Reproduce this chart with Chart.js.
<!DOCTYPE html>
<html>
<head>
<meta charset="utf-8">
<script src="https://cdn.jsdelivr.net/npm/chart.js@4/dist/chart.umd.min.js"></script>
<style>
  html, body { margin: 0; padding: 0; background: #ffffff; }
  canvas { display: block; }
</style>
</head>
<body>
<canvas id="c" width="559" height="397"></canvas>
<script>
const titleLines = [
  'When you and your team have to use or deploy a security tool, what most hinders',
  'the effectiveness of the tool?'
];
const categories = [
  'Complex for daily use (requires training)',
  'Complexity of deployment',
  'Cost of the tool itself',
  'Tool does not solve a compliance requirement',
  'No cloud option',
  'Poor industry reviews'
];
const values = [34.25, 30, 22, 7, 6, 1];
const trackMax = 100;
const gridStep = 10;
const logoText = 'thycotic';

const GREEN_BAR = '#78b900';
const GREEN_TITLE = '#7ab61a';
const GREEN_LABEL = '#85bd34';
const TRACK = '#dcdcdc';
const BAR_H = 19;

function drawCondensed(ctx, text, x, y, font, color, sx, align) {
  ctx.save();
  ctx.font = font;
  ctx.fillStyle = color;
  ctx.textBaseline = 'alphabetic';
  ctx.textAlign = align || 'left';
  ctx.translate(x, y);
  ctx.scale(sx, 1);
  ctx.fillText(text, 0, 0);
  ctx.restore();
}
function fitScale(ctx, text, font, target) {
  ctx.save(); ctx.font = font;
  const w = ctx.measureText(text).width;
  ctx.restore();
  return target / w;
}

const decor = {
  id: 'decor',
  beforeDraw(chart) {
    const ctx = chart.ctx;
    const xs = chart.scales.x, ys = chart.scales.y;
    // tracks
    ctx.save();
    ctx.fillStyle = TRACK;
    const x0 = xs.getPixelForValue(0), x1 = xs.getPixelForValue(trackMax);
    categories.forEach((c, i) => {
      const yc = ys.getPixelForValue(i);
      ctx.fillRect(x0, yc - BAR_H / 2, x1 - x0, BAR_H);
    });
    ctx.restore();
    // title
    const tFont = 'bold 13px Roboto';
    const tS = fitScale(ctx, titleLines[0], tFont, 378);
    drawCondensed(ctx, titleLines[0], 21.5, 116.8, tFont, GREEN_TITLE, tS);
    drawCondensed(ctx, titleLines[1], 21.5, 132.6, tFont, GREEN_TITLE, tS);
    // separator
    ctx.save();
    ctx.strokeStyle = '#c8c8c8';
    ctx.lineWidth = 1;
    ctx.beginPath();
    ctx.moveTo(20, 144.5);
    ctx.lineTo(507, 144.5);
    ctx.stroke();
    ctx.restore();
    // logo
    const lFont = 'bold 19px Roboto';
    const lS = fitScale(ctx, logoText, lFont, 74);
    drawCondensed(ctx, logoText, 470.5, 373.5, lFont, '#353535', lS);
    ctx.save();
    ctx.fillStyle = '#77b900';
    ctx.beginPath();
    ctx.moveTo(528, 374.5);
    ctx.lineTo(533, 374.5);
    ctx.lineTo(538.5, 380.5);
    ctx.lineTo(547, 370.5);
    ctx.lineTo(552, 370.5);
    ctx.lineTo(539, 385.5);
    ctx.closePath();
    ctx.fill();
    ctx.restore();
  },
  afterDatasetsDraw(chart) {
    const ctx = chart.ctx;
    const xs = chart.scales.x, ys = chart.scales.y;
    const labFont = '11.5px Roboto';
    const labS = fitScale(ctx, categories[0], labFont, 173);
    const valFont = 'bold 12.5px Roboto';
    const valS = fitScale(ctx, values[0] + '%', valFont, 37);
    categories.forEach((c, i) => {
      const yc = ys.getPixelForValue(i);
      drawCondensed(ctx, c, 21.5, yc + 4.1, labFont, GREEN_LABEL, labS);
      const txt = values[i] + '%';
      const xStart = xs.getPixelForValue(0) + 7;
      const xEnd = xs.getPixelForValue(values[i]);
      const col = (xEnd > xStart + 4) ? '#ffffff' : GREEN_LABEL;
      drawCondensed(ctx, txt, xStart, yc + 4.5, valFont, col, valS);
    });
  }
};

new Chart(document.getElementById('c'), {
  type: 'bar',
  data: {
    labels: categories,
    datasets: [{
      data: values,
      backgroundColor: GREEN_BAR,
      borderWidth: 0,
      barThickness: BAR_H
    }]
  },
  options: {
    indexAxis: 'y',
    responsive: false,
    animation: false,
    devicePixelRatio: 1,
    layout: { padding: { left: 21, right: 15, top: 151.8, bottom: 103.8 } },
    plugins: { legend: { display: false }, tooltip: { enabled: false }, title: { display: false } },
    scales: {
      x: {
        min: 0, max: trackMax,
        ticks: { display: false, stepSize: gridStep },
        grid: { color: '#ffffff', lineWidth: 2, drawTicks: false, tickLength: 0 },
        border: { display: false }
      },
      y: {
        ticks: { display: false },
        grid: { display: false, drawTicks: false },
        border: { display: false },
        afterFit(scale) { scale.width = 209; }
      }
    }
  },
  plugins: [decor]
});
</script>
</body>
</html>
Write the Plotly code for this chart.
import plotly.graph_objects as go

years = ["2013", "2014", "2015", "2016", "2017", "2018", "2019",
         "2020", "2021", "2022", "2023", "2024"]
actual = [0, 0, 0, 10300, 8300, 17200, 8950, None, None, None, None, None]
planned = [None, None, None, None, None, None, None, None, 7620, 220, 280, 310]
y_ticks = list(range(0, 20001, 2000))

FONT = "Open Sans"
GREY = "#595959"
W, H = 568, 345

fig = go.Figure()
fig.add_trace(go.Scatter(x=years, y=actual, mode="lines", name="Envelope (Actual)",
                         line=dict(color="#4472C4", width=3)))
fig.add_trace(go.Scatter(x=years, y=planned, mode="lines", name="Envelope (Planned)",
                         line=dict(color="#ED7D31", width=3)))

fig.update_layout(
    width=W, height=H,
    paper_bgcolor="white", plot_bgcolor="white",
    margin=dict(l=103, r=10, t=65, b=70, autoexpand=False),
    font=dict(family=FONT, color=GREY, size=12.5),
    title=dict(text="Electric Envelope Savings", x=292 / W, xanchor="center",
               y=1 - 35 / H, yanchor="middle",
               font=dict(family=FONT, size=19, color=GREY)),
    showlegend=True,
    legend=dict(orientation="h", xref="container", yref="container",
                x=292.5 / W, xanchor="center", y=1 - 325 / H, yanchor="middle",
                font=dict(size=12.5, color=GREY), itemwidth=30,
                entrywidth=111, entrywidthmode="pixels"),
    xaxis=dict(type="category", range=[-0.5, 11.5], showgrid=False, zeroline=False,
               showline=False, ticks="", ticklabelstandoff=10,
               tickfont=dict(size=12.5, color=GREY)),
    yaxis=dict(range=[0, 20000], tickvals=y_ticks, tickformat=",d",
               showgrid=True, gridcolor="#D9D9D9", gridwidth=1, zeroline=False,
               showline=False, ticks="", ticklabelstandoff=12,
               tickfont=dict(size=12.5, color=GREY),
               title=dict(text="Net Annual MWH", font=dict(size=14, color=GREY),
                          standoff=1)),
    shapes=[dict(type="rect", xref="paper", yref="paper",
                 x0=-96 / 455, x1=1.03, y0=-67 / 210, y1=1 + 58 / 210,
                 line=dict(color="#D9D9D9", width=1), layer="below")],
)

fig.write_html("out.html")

···

• [TASK DIRECTIONS]: Copy every line in the entries above that has the string "this" in it.

• [THE ANSWER]:
Reproduce this chart with Chart.js.
Write the Plotly code for this chart.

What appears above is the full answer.